Sunday, June 12, 2005

Stay hungry, Stay foolish

Guess what, that is the advice Steve Jobs gave to Stanford 2005 graduates.

I was at Stanford Stadium today to celebrate a friend's graduation. I have no idea Steve is the commencement speaker. Before the ceremony, a small plane flew over the stadium dragging a banner that read: "Steve, don't be a mini player - recycle all e-waste". It got me thinking whether he is going to be there. Then the Stanford president introduced him, cheered by peoples all over the stadium.

Steve gives a serious speech by telling his personal life stories including adoption by his parents, dropping out of college, forcing out of Apple when he was 30, and his near death experience (he is diagnosed with cancer, was told by doctor that he only have three-to-six months to live and later found out it is a treatable form of cancer).

I was surprise to know that he dropped out of college because he didn't have enough financial support from his working-class family. I thought he left college to start his own business, same as Bill Gates and Michael Dell.

Ironically he claims that dropping out of college is one of the best decisions he ever made and his real education started when he dropped out of college and began to take classes that interested him.
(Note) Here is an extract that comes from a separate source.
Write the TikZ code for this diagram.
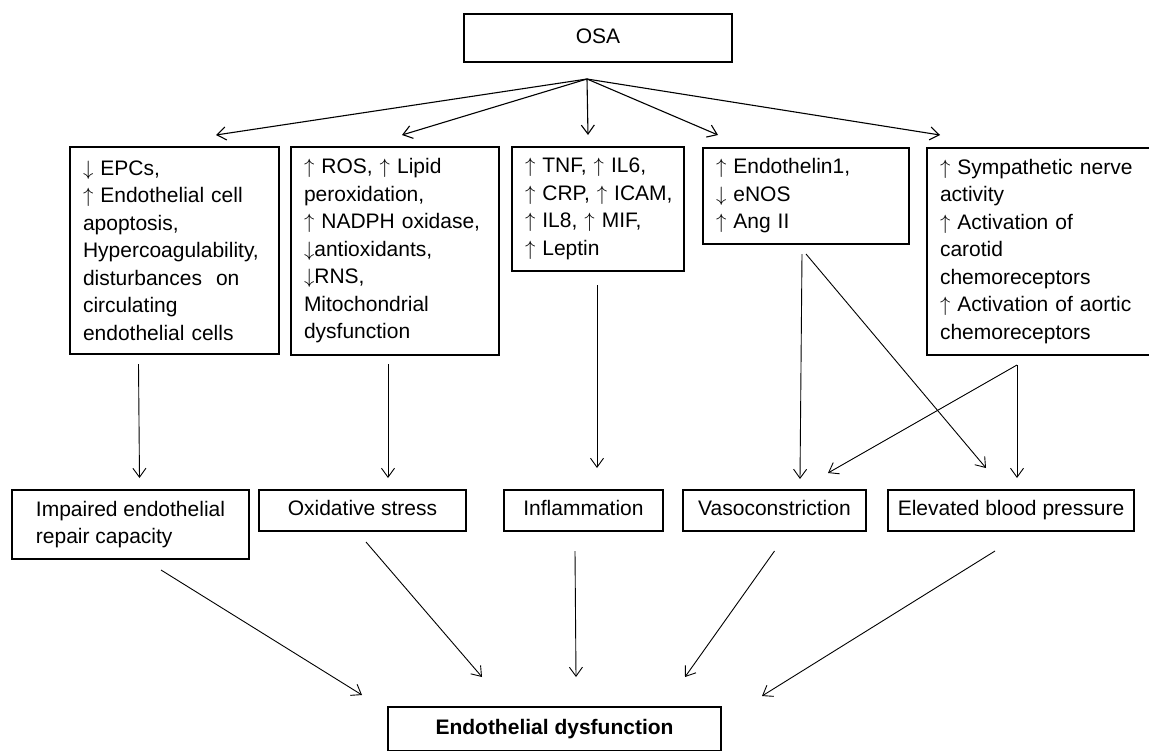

Those words make me think whether it is a mistake for Stanford to invites him over to speak. It reminds me of the questionable urban legend about Larry Ellison's speech to Yale graduates.

What triggers me most is his statements about passion. One should follow his own passion, not the path designed by others. Do whatever you love to do and ignore what others say about you. "Your time is limited, so don't waste it living someone else's life.". "Stay hungry, stay foolish".

2 Comments:

At 12:11 AM, Anonymous Anonymous said...

(Followed a link here from slashdot.)

Thanks for the description of the speech, but why do you call the Larry Ellison thing a "questionable urban legend"? I remember when that made the rounds -- it was pretty obviously a joke. I'm surprised anyone would think otherwise.

 
At 10:37 AM, Blogger Wei said...

The Larry Ellison story is detailed at snopes.com as questionable quotes in their urban legends reference pages.